▶ [Data provided]:
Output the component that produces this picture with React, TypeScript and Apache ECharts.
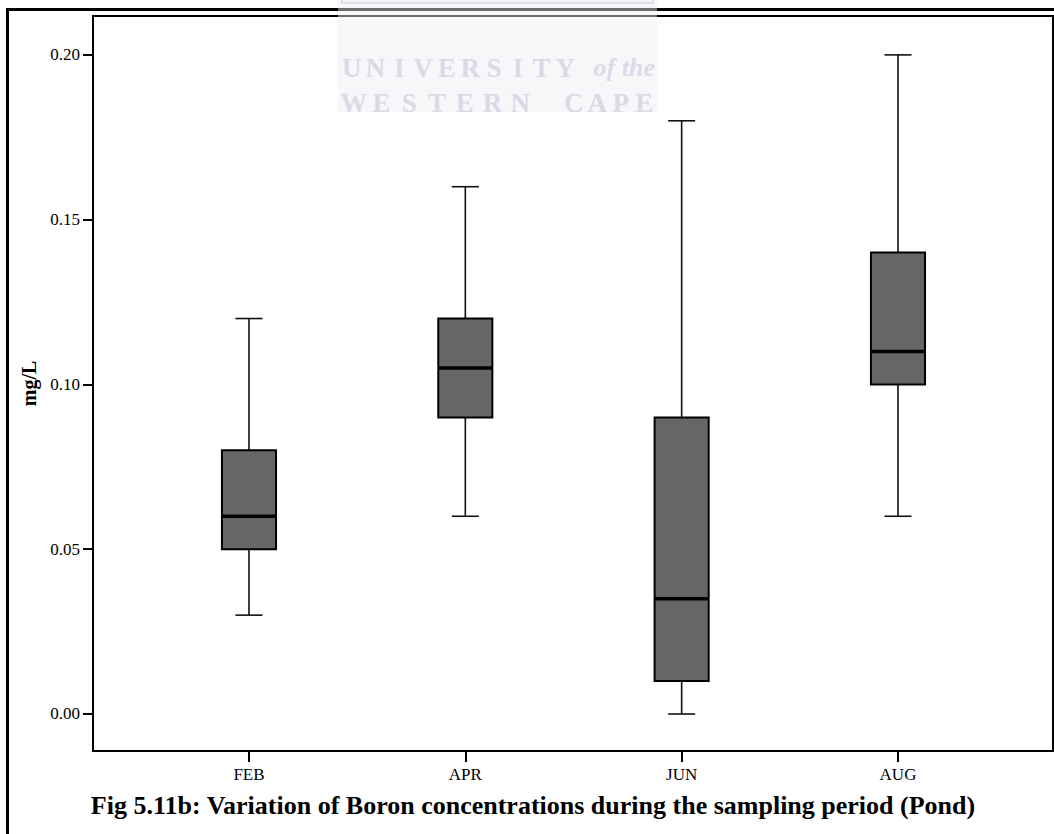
import React, { useEffect, useRef } from "react";
import * as echarts from "echarts";

// Boron concentration (mg/L) box-plot statistics per sampling month
const MONTHS = ["FEB", "APR", "JUN", "AUG"];
const WHISKER_LOW = [0.03, 0.06, 0.0, 0.06];
const Q1 = [0.05, 0.09, 0.01, 0.1];
const MEDIAN = [0.06, 0.105, 0.035, 0.11];
const Q3 = [0.08, 0.12, 0.09, 0.14];
const WHISKER_HIGH = [0.12, 0.16, 0.18, 0.2];

const Y_TICKS = [0, 0.05, 0.1, 0.15, 0.2];
const X_TICKS = [0, 1, 2, 3];
const X_MIN = -0.721;
const X_MAX = 3.7165;
const Y_MIN = -0.01123;
const Y_MAX = 0.2118;

const TITLE = "Fig 5.11b: Variation of Boron concentrations during the sampling period (Pond)";
const Y_NAME = "mg/L";
const WM_LINE1 = "UNIVERSITY";
const WM_ITALIC = "of the";
const WM_WORD2 = "WESTERN";
const WM_WORD3 = "CAPE";

const SERIF = "Liberation Serif, Times New Roman, serif";
const WM_COLOR = "#c8cbdb";

// spread the letters of a word evenly over a horizontal span
function spacedLetters(word: string, x0: number, x1: number, y: number) {
  const step = (x1 - x0) / word.length;
  return word.split("").map((ch, i) => ({
    type: "text",
    x: x0 + step * (i + 0.5),
    y,
    silent: true,
    style: {
      text: ch,
      fill: WM_COLOR,
      fontFamily: SERIF,
      fontSize: 27,
      fontWeight: "bold",
      align: "center",
      verticalAlign: "alphabetic",
    },
  }));
}

export default function App() {
  const ref = useRef<HTMLDivElement>(null);

  useEffect(() => {
    document.body.style.margin = "0";
    if (!ref.current) return;
    const chart = echarts.init(ref.current, null, { renderer: "svg" });

    const data = MONTHS.map((_, i) => [i, WHISKER_LOW[i], Q1[i], MEDIAN[i], Q3[i], WHISKER_HIGH[i]]);

    const renderBox = (params: any, api: any) => {
      const x = api.value(0);
      const pLow = api.coord([x, api.value(1)]);
      const pQ1 = api.coord([x, api.value(2)]);
      const pMed = api.coord([x, api.value(3)]);
      const pQ3 = api.coord([x, api.value(4)]);
      const pHigh = api.coord([x, api.value(5)]);
      const band = api.size([1, 0])[0];
      const boxW = band * 0.25;
      const capW = boxW / 2;
      const cx = pMed[0];
      const whisker = { stroke: "#111", lineWidth: 1.6 };
      return {
        type: "group",
        children: [
          { type: "line", shape: { x1: cx, y1: pLow[1], x2: cx, y2: pQ1[1] }, style: whisker },
          { type: "line", shape: { x1: cx, y1: pQ3[1], x2: cx, y2: pHigh[1] }, style: whisker },
          { type: "line", shape: { x1: cx - capW / 2, y1: pLow[1], x2: cx + capW / 2, y2: pLow[1] }, style: whisker },
          { type: "line", shape: { x1: cx - capW / 2, y1: pHigh[1], x2: cx + capW / 2, y2: pHigh[1] }, style: whisker },
          {
            type: "rect",
            shape: { x: cx - boxW / 2, y: pQ3[1], width: boxW, height: pQ1[1] - pQ3[1] },
            style: { fill: "#666666", stroke: "#000", lineWidth: 2 },
          },
          {
            type: "line",
            shape: { x1: cx - boxW / 2, y1: pMed[1], x2: cx + boxW / 2, y2: pMed[1] },
            style: { stroke: "#000", lineWidth: 3.5 },
          },
        ],
      };
    };

    const option: any = {
      animation: false,
      grid: {
        left: 93,
        right: 1,
        top: 16,
        bottom: 83,
        show: true,
        borderColor: "#000",
        borderWidth: 2,
      },
      xAxis: {
        type: "value",
        min: X_MIN,
        max: X_MAX,
        splitLine: { show: false },
        axisLine: { show: true, onZero: false, lineStyle: { color: "#000", width: 2 } },
        axisTick: { show: true, customValues: X_TICKS, length: 11, lineStyle: { color: "#000", width: 2 } },
        axisLabel: {
          customValues: X_TICKS,
          formatter: (v: number) => MONTHS[Math.round(v)] ?? "",
          color: "#000",
          fontFamily: SERIF,
          fontSize: 17,
          margin: 15,
        },
      },
      yAxis: {
        type: "value",
        min: Y_MIN,
        max: Y_MAX,
        name: Y_NAME,
        nameLocation: "middle",
        nameRotate: 90,
        nameGap: 52,
        nameTextStyle: { color: "#000", fontFamily: SERIF, fontSize: 20, fontWeight: "bold" },
        splitLine: { show: false },
        axisLine: { show: true, onZero: false, lineStyle: { color: "#000", width: 2 } },
        axisTick: { show: true, customValues: Y_TICKS, length: 10, lineStyle: { color: "#000", width: 2 } },
        axisLabel: {
          customValues: Y_TICKS,
          formatter: (v: number) => v.toFixed(2),
          color: "#000",
          fontFamily: SERIF,
          fontSize: 17,
          margin: 13,
        },
      },
      series: [
        {
          type: "custom",
          renderItem: renderBox,
          data,
          encode: { x: 0, y: [1, 2, 3, 4, 5] },
          clip: false,
          silent: true,
        },
      ],
      graphic: [
        // outer figure border
        {
          type: "polyline",
          shape: { points: [[7.5, 900], [7.5, 9.5], [1100, 9.5]] },
          style: { stroke: "#000", lineWidth: 3, fill: null },
          z: 10,
        },
        // watermark panel
        {
          type: "rect",
          shape: { x: 338, y: -4, width: 319, height: 116 },
          style: { fill: "rgba(238,238,245,0.45)" },
          z: 20,
          silent: true,
        },
        {
          type: "rect",
          shape: { x: 342, y: -4, width: 311, height: 7 },
          style: { fill: "rgba(0,0,0,0)", stroke: "#dcdeea", lineWidth: 2 },
          z: 20,
          silent: true,
        },
        {
          type: "group",
          z: 21,
          silent: true,
          children: [
            ...spacedLetters(WM_LINE1, 340, 577, 54),
            {
              type: "text",
              x: 655,
              y: 54,
              style: {
                text: WM_ITALIC,
                fill: WM_COLOR,
                fontFamily: SERIF,
                fontSize: 26,
                fontWeight: "bold",
                fontStyle: "italic",
                align: "right",
                verticalAlign: "alphabetic",
              },
            },
            ...spacedLetters(WM_WORD2, 340, 534, 89),
            ...spacedLetters(WM_WORD3, 562, 656, 89),
          ],
        },
        // figure caption
        {
          type: "text",
          x: 533,
          y: 805,
          style: {
            text: TITLE,
            fill: "#000",
            fontFamily: SERIF,
            fontSize: 26,
            fontWeight: "bold",
            align: "center",
            verticalAlign: "middle",
          },
          z: 10,
        },
      ],
    };

    chart.setOption(option);
    return () => chart.dispose();
  }, []);

  return <div ref={ref} style={{ width: 1054, height: 834, background: "#ffffff" }} />;
}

▶ [Set exercise]: Restate exactly, please, only the lines between the start of the data and the line containing "import * as", both ends included, skipping the pictures.

▶ [Result]:
Output the component that produces this picture with React, TypeScript and Apache ECharts.
import React, { useEffect, useRef } from "react";
import * as echarts from "echarts";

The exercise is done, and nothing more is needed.